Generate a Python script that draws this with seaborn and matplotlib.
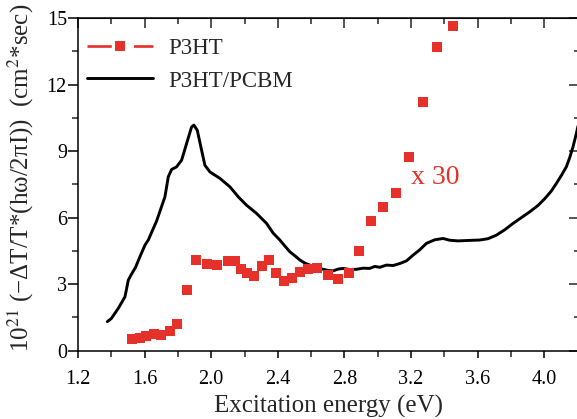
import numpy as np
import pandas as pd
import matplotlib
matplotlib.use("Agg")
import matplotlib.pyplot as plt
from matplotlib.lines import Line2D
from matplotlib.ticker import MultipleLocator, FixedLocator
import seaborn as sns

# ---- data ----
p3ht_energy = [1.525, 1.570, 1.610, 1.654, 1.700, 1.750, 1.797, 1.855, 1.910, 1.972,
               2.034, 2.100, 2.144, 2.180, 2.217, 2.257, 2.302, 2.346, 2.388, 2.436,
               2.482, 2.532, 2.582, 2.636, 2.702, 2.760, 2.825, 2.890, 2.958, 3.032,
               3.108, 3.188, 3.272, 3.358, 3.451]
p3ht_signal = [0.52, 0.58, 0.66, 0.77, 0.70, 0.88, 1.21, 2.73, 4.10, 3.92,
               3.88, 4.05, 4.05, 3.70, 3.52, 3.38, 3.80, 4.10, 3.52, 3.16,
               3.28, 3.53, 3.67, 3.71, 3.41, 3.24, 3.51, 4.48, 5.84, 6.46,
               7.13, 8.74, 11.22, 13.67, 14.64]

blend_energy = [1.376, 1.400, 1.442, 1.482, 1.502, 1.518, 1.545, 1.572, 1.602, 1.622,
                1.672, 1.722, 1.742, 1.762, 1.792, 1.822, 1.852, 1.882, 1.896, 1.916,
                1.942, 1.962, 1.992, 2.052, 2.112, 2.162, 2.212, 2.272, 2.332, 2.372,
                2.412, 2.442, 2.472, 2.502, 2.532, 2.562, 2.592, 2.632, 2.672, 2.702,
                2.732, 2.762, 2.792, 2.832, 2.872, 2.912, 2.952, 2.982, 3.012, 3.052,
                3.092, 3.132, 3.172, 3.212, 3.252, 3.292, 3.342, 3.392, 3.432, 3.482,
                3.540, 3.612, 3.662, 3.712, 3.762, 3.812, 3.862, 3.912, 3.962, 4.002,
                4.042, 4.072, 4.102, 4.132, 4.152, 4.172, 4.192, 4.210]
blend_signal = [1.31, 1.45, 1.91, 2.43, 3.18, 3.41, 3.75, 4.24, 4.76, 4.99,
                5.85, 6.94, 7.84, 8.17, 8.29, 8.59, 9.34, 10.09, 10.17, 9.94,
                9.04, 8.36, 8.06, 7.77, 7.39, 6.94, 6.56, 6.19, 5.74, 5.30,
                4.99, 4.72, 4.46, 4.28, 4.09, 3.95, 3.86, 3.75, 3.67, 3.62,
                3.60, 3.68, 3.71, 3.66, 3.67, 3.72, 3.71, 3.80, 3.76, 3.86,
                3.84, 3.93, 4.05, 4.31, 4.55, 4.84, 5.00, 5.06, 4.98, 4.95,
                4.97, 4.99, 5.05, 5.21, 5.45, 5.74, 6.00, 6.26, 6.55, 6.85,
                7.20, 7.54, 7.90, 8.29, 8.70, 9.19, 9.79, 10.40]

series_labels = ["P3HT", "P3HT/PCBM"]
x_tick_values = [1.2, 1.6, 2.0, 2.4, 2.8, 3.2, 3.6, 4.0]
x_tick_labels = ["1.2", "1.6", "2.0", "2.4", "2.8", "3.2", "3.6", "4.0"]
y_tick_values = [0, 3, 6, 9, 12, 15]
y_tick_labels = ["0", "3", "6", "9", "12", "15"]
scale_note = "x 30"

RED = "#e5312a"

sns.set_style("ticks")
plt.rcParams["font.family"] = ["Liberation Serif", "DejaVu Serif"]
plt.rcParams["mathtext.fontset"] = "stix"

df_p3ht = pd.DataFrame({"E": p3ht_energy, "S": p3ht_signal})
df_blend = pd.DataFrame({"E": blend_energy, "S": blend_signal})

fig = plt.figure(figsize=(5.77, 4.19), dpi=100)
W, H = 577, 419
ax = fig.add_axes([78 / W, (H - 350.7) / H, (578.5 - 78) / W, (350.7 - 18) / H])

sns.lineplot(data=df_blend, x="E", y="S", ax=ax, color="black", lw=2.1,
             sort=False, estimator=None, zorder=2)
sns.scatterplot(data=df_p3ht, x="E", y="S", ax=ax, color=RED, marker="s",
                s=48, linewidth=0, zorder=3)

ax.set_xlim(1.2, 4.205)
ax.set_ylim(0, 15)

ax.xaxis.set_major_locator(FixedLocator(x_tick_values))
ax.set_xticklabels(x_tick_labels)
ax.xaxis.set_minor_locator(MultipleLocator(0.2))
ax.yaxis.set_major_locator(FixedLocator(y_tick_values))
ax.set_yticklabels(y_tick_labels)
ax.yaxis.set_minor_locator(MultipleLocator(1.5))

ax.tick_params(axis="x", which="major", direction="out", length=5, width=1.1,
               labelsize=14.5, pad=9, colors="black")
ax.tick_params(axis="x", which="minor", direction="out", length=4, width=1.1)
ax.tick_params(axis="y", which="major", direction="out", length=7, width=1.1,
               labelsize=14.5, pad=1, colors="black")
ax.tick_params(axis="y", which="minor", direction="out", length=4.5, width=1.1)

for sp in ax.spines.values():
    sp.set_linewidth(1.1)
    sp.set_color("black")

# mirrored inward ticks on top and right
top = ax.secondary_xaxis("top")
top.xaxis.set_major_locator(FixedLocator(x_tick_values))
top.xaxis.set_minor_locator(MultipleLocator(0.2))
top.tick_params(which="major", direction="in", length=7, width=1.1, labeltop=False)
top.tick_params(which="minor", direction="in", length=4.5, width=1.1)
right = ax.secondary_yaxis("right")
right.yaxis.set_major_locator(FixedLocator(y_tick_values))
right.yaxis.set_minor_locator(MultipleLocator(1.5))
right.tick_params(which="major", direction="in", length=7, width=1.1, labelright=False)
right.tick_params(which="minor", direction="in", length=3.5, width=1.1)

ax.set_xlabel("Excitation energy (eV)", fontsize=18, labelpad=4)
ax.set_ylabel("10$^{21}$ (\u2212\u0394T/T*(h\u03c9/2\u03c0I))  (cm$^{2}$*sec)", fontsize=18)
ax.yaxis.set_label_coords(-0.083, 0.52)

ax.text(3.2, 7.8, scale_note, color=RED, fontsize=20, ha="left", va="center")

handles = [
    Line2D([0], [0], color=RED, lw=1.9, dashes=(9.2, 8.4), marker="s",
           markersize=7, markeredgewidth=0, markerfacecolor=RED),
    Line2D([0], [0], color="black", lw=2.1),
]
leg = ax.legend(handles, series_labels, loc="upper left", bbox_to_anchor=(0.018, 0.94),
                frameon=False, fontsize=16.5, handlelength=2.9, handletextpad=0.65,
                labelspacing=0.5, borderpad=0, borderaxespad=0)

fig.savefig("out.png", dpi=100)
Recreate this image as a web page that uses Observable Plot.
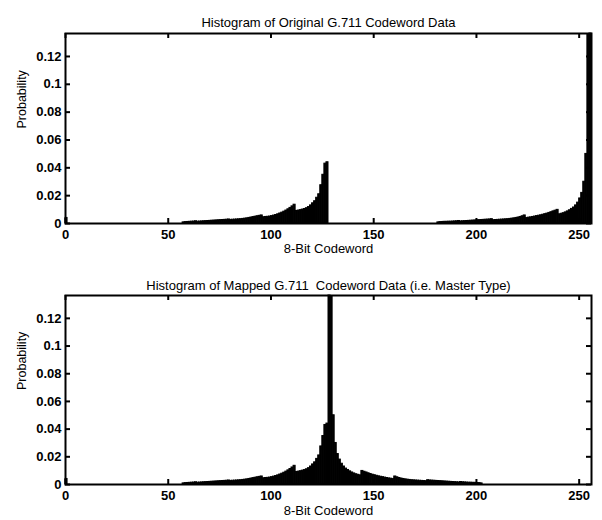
+ + + + +
Exercise task: Restate the lines of the records exactly, starting at the first and stopping after the line with "import seaborn as sns". Leave out any picture.

Response to the exercise:
Generate a Python script that draws this with seaborn and matplotlib.
import numpy as np
import pandas as pd
import matplotlib
matplotlib.use("Agg")
import matplotlib.pyplot as plt
from matplotlib.lines import Line2D
from matplotlib.ticker import MultipleLocator, FixedLocator
import seaborn as sns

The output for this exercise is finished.